▸ WORK REQUIRED
Skip the pictures. Reproduce all other material exactly.

▸ GIVEN MATERIAL
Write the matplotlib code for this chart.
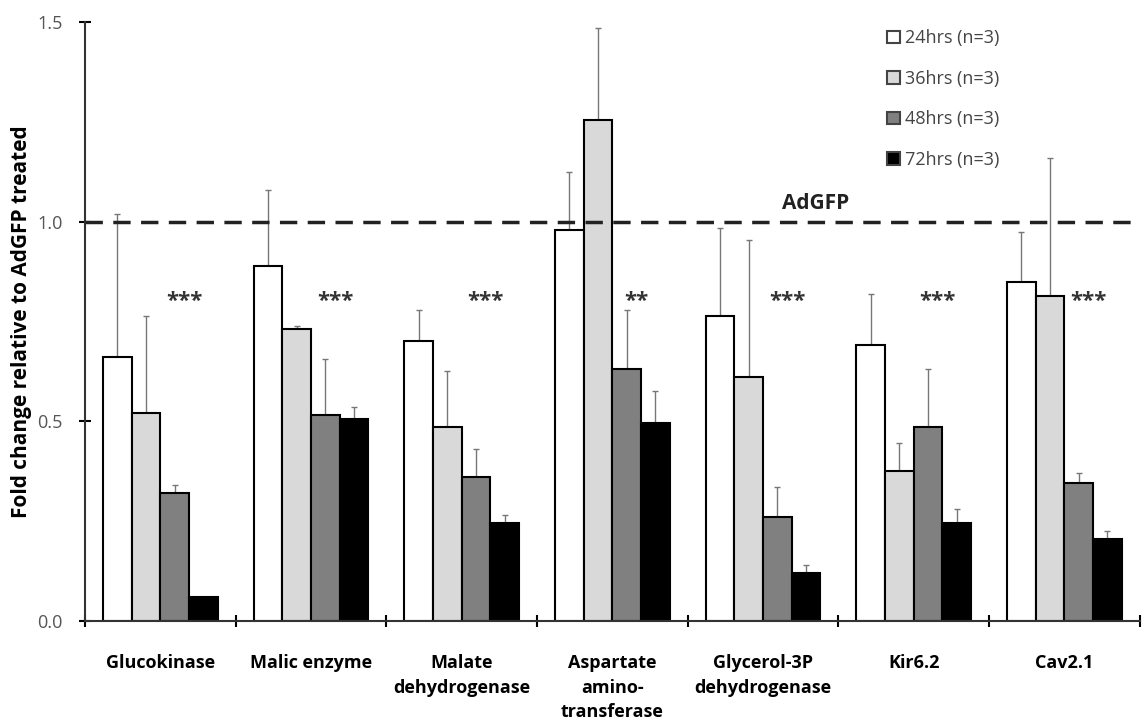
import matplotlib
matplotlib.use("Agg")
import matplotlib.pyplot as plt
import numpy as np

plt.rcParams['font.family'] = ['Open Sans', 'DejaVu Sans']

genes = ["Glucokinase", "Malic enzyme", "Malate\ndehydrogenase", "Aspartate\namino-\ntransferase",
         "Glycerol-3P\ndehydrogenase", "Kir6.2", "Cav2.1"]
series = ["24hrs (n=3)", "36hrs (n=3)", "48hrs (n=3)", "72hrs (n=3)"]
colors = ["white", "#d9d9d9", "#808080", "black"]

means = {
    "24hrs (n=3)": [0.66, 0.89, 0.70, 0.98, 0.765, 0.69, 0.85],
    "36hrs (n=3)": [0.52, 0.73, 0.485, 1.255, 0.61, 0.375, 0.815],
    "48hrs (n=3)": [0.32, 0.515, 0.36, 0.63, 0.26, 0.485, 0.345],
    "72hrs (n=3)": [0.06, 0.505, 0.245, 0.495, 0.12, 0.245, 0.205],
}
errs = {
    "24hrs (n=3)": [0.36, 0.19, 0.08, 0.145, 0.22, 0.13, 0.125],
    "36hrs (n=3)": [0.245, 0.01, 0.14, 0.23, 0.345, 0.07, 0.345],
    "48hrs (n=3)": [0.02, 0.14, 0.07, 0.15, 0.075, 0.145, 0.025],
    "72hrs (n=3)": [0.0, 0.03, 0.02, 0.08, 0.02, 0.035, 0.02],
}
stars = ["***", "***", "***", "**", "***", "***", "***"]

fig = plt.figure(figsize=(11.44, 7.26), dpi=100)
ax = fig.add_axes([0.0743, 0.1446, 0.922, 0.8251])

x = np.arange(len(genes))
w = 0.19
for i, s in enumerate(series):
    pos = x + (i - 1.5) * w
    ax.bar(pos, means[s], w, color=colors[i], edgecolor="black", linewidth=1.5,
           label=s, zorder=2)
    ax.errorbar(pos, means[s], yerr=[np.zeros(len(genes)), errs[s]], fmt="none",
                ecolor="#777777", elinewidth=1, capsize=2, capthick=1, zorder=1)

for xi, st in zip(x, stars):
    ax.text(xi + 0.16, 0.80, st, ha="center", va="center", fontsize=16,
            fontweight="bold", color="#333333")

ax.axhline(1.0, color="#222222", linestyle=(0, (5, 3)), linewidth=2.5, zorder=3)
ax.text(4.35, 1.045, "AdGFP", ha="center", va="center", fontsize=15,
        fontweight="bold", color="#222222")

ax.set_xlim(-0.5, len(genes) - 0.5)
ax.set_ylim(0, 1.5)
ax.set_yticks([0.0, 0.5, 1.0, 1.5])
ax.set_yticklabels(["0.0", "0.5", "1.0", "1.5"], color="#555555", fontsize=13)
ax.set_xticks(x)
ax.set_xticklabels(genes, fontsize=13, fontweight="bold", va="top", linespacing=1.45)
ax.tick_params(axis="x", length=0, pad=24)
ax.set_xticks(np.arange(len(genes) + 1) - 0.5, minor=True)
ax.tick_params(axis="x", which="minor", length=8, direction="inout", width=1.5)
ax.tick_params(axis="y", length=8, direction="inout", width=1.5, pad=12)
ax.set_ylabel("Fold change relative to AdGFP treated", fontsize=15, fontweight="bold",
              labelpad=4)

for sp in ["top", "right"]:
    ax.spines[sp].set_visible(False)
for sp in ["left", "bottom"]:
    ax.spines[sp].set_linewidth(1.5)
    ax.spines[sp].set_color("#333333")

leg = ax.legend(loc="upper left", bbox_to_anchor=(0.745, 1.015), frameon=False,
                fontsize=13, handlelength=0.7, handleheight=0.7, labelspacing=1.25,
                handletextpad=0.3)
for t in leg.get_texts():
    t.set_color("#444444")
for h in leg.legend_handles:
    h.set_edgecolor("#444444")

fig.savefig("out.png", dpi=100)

▸ OUTPUT
Write the matplotlib code for this chart.
import matplotlib
matplotlib.use("Agg")
import matplotlib.pyplot as plt
import numpy as np

plt.rcParams['font.family'] = ['Open Sans', 'DejaVu Sans']

genes = ["Glucokinase", "Malic enzyme", "Malate\ndehydrogenase", "Aspartate\namino-\ntransferase",
         "Glycerol-3P\ndehydrogenase", "Kir6.2", "Cav2.1"]
series = ["24hrs (n=3)", "36hrs (n=3)", "48hrs (n=3)", "72hrs (n=3)"]
colors = ["white", "#d9d9d9", "#808080", "black"]

means = {
    "24hrs (n=3)": [0.66, 0.89, 0.70, 0.98, 0.765, 0.69, 0.85],
    "36hrs (n=3)": [0.52, 0.73, 0.485, 1.255, 0.61, 0.375, 0.815],
    "48hrs (n=3)": [0.32, 0.515, 0.36, 0.63, 0.26, 0.485, 0.345],
    "72hrs (n=3)": [0.06, 0.505, 0.245, 0.495, 0.12, 0.245, 0.205],
}
errs = {
    "24hrs (n=3)": [0.36, 0.19, 0.08, 0.145, 0.22, 0.13, 0.125],
    "36hrs (n=3)": [0.245, 0.01, 0.14, 0.23, 0.345, 0.07, 0.345],
    "48hrs (n=3)": [0.02, 0.14, 0.07, 0.15, 0.075, 0.145, 0.025],
    "72hrs (n=3)": [0.0, 0.03, 0.02, 0.08, 0.02, 0.035, 0.02],
}
stars = ["***", "***", "***", "**", "***", "***", "***"]

fig = plt.figure(figsize=(11.44, 7.26), dpi=100)
ax = fig.add_axes([0.0743, 0.1446, 0.922, 0.8251])

x = np.arange(len(genes))
w = 0.19
for i, s in enumerate(series):
    pos = x + (i - 1.5) * w
    ax.bar(pos, means[s], w, color=colors[i], edgecolor="black", linewidth=1.5,
           label=s, zorder=2)
    ax.errorbar(pos, means[s], yerr=[np.zeros(len(genes)), errs[s]], fmt="none",
                ecolor="#777777", elinewidth=1, capsize=2, capthick=1, zorder=1)

for xi, st in zip(x, stars):
    ax.text(xi + 0.16, 0.80, st, ha="center", va="center", fontsize=16,
            fontweight="bold", color="#333333")

ax.axhline(1.0, color="#222222", linestyle=(0, (5, 3)), linewidth=2.5, zorder=3)
ax.text(4.35, 1.045, "AdGFP", ha="center", va="center", fontsize=15,
        fontweight="bold", color="#222222")

ax.set_xlim(-0.5, len(genes) - 0.5)
ax.set_ylim(0, 1.5)
ax.set_yticks([0.0, 0.5, 1.0, 1.5])
ax.set_yticklabels(["0.0", "0.5", "1.0", "1.5"], color="#555555", fontsize=13)
ax.set_xticks(x)
ax.set_xticklabels(genes, fontsize=13, fontweight="bold", va="top", linespacing=1.45)
ax.tick_params(axis="x", length=0, pad=24)
ax.set_xticks(np.arange(len(genes) + 1) - 0.5, minor=True)
ax.tick_params(axis="x", which="minor", length=8, direction="inout", width=1.5)
ax.tick_params(axis="y", length=8, direction="inout", width=1.5, pad=12)
ax.set_ylabel("Fold change relative to AdGFP treated", fontsize=15, fontweight="bold",
              labelpad=4)

for sp in ["top", "right"]:
    ax.spines[sp].set_visible(False)
for sp in ["left", "bottom"]:
    ax.spines[sp].set_linewidth(1.5)
    ax.spines[sp].set_color("#333333")

leg = ax.legend(loc="upper left", bbox_to_anchor=(0.745, 1.015), frameon=False,
                fontsize=13, handlelength=0.7, handleheight=0.7, labelspacing=1.25,
                handletextpad=0.3)
for t in leg.get_texts():
    t.set_color("#444444")
for h in leg.legend_handles:
    h.set_edgecolor("#444444")

fig.savefig("out.png", dpi=100)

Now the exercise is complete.